#### Exercise instructions:
From the first line of the listing below to the line with "fig = plt.figure(figsize=(5, 4.02), dpi=100)", print each line exactly, and nothing more. Leave out the pictures.

#### Supplied material:
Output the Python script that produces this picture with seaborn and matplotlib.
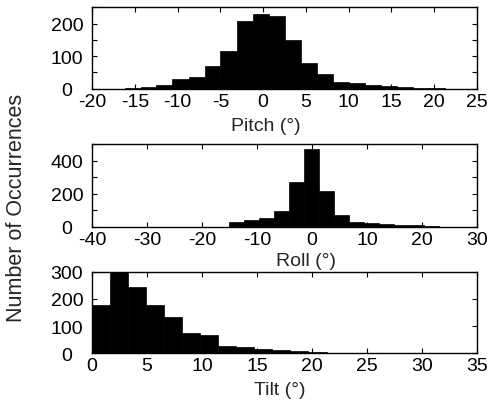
import numpy as np
import matplotlib
matplotlib.use("Agg")
import matplotlib.pyplot as plt
import seaborn as sns

# ------------------------------------------
# Histogram data (bin edges and counts)
# ------------------------------------------

pitch_edges = [-16.2, -14.3, -12.5, -10.6, -8.7, -6.8, -5.0, -3.1, -1.2, 0.7,
               2.5, 4.4, 6.3, 8.2, 10.0, 11.9, 13.8, 15.7, 17.5, 19.4, 21.3]
pitch_counts = [2, 5, 11, 31, 35, 69, 116, 209, 230, 225,
                149, 78, 44, 19, 16, 10, 7, 6, 3, 2]

roll_edges = [-15.1, -12.4, -9.6, -6.9, -4.2, -1.5, 1.3, 4.0,
              6.7, 9.5, 12.2, 14.9, 17.7, 20.4, 23.1]
roll_counts = [26, 38, 52, 97, 272, 470, 214, 68, 30, 24, 16, 12, 8, 5]

tilt_edges = [0.0, 1.64, 3.28, 4.92, 6.56, 8.2, 9.84, 11.48,
              13.12, 14.76, 16.4, 18.04, 19.68, 21.32, 22.96]
tilt_counts = [179, 310, 245, 179, 132, 75, 67, 26, 23, 16, 13, 9, 5, 2]

pitch_xticks = [-20, -15, -10, -5, 0, 5, 10, 15, 20, 25]
roll_xticks = [-40, -30, -20, -10, 0, 10, 20, 30]
tilt_xticks = [0, 5, 10, 15, 20, 25, 30, 35]

pitch_yticks = [0, 50, 100, 150, 200, 250]
pitch_ylabels = ['0', '', '100', '', '200', '']
roll_yticks = [0, 100, 200, 300, 400, 500]
roll_ylabels = ['0', '', '200', '', '400', '']
tilt_yticks = [0, 100, 200, 300]
tilt_ylabels = ['0', '100', '200', '300']

# ------------------------------------------
# Style
# ------------------------------------------

sns.set_style("ticks")
plt.rcParams['font.family'] = ['Liberation Sans', 'DejaVu Sans']
plt.rcParams['axes.unicode_minus'] = False

fig = plt.figure(figsize=(5, 4.02), dpi=100)

panels = [
    # (edges, counts, xlim, xticks, ylim, yticks, ylabels, xlabel, axes rect, label pos)
    (pitch_edges, pitch_counts, (-20, 25), pitch_xticks, (0, 250),
     pitch_yticks, pitch_ylabels, 'Pitch (°)', [0.184, 0.777, 0.77, 0.202], (0.452, -0.35)),
    (roll_edges, roll_counts, (-40, 30), roll_xticks, (0, 500),
     roll_yticks, roll_ylabels, 'Roll (°)', [0.184, 0.4336, 0.77, 0.2057], (0.556, -0.30)),
    (tilt_edges, tilt_counts, (0, 35), tilt_xticks, (0, 300),
     tilt_yticks, tilt_ylabels, 'Tilt (°)', [0.184, 0.1187, 0.77, 0.203], (0.488, -0.335)),
]

for edges, counts, xlim, xticks, ylim, yticks, ylabels, xlabel, rect, lpos in panels:
    ax = fig.add_axes(rect)
    sns.histplot(
        x=edges[:-1],
        weights=counts,
        bins=edges,
        color='black',
        edgecolor='black',
        linewidth=0.5,
        alpha=1,
        ax=ax
    )
    ax.set_xlim(*xlim)
    ax.set_ylim(*ylim)
    ax.set_xticks(xticks)
    ax.set_yticks(yticks)
    ax.set_yticklabels(ylabels)
    ax.set_ylabel('')
    ax.set_xlabel(xlabel, fontsize=14, va='top')
    ax.xaxis.set_label_coords(*lpos)
    ax.tick_params(direction='in', top=True, right=True, length=3.5,
                   width=0.8, labelsize=14, colors='black')
    ax.tick_params(axis='x', pad=3)
    # y tick labels are centred on a common column, as in the original
    ax.tick_params(axis='y', pad=18)
    for lbl in ax.get_yticklabels():
        lbl.set_horizontalalignment('center')
    for sp in ax.spines.values():
        sp.set_visible(True)
        sp.set_linewidth(1.0)
        sp.set_color('black')

fig.text(0.033, 1 - 208 / 402, 'Number of Occurrences', rotation=90,
         ha='center', va='center', fontsize=15.5)

plt.savefig("out.png", dpi=100)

#### Result of the exercise:
Output the Python script that produces this picture with seaborn and matplotlib.
import numpy as np
import matplotlib
matplotlib.use("Agg")
import matplotlib.pyplot as plt
import seaborn as sns

# ------------------------------------------
# Histogram data (bin edges and counts)
# ------------------------------------------

pitch_edges = [-16.2, -14.3, -12.5, -10.6, -8.7, -6.8, -5.0, -3.1, -1.2, 0.7,
               2.5, 4.4, 6.3, 8.2, 10.0, 11.9, 13.8, 15.7, 17.5, 19.4, 21.3]
pitch_counts = [2, 5, 11, 31, 35, 69, 116, 209, 230, 225,
                149, 78, 44, 19, 16, 10, 7, 6, 3, 2]

roll_edges = [-15.1, -12.4, -9.6, -6.9, -4.2, -1.5, 1.3, 4.0,
              6.7, 9.5, 12.2, 14.9, 17.7, 20.4, 23.1]
roll_counts = [26, 38, 52, 97, 272, 470, 214, 68, 30, 24, 16, 12, 8, 5]

tilt_edges = [0.0, 1.64, 3.28, 4.92, 6.56, 8.2, 9.84, 11.48,
              13.12, 14.76, 16.4, 18.04, 19.68, 21.32, 22.96]
tilt_counts = [179, 310, 245, 179, 132, 75, 67, 26, 23, 16, 13, 9, 5, 2]

pitch_xticks = [-20, -15, -10, -5, 0, 5, 10, 15, 20, 25]
roll_xticks = [-40, -30, -20, -10, 0, 10, 20, 30]
tilt_xticks = [0, 5, 10, 15, 20, 25, 30, 35]

pitch_yticks = [0, 50, 100, 150, 200, 250]
pitch_ylabels = ['0', '', '100', '', '200', '']
roll_yticks = [0, 100, 200, 300, 400, 500]
roll_ylabels = ['0', '', '200', '', '400', '']
tilt_yticks = [0, 100, 200, 300]
tilt_ylabels = ['0', '100', '200', '300']

# ------------------------------------------
# Style
# ------------------------------------------

sns.set_style("ticks")
plt.rcParams['font.family'] = ['Liberation Sans', 'DejaVu Sans']
plt.rcParams['axes.unicode_minus'] = False

fig = plt.figure(figsize=(5, 4.02), dpi=100)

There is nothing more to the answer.